The study is about whether the presence of commercial military actors (CMA) correlates/causes more military- and or civil deaths. My supervisor is very keen on me using lagrange multiplier test to test for how many lags I need. However, he is not a R user and can't help me implement. He also want me to include panel corrected standard errors (PCSE) proposed by Katz and Bailey.

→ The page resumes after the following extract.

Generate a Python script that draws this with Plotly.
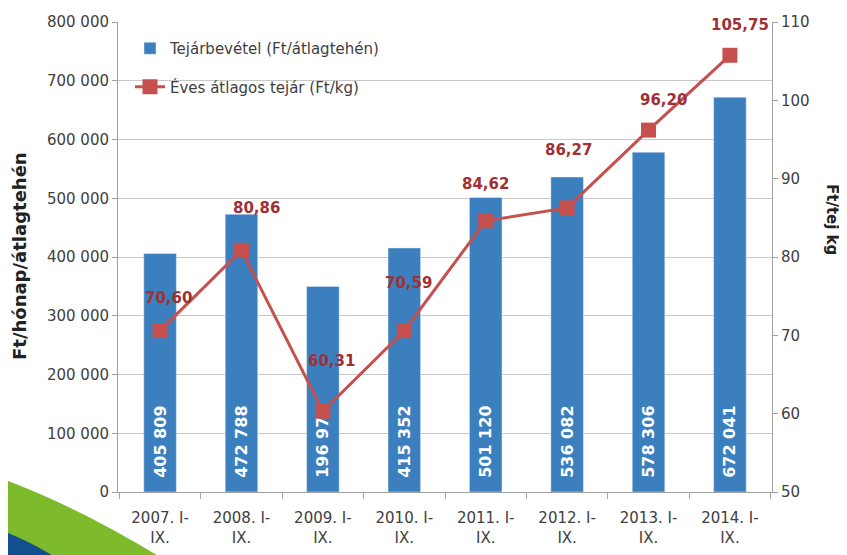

Short variable description DV = log_military_cas; it is a log transformation of yearly military deaths on country basis IV = CMA; dummy coded variable suggesting either CMA presence in country and year combination (1) og no presence (0) lag-variable = lag_md; log_md lagged one year. DATA = lagr

This is what my supervisor sent me: Testing for serial correlation. This is what I wrote down in my notes as a grad student: Using the Lagrange Multiplier test first recommended by Engle (1984)(but also used by Beck and Katz (1996)) this is done in two steps: 1) estimate the model and save the residuals and 2)regress these residuals on the first lag of those and the independent variable. If the lag of the residual is statistically significant in the last regression, more lags of the dependent variable are needed. <-- So just do this but with a model without any lags of dependent variable. If you find serial correlation, include a lag of DV and test again.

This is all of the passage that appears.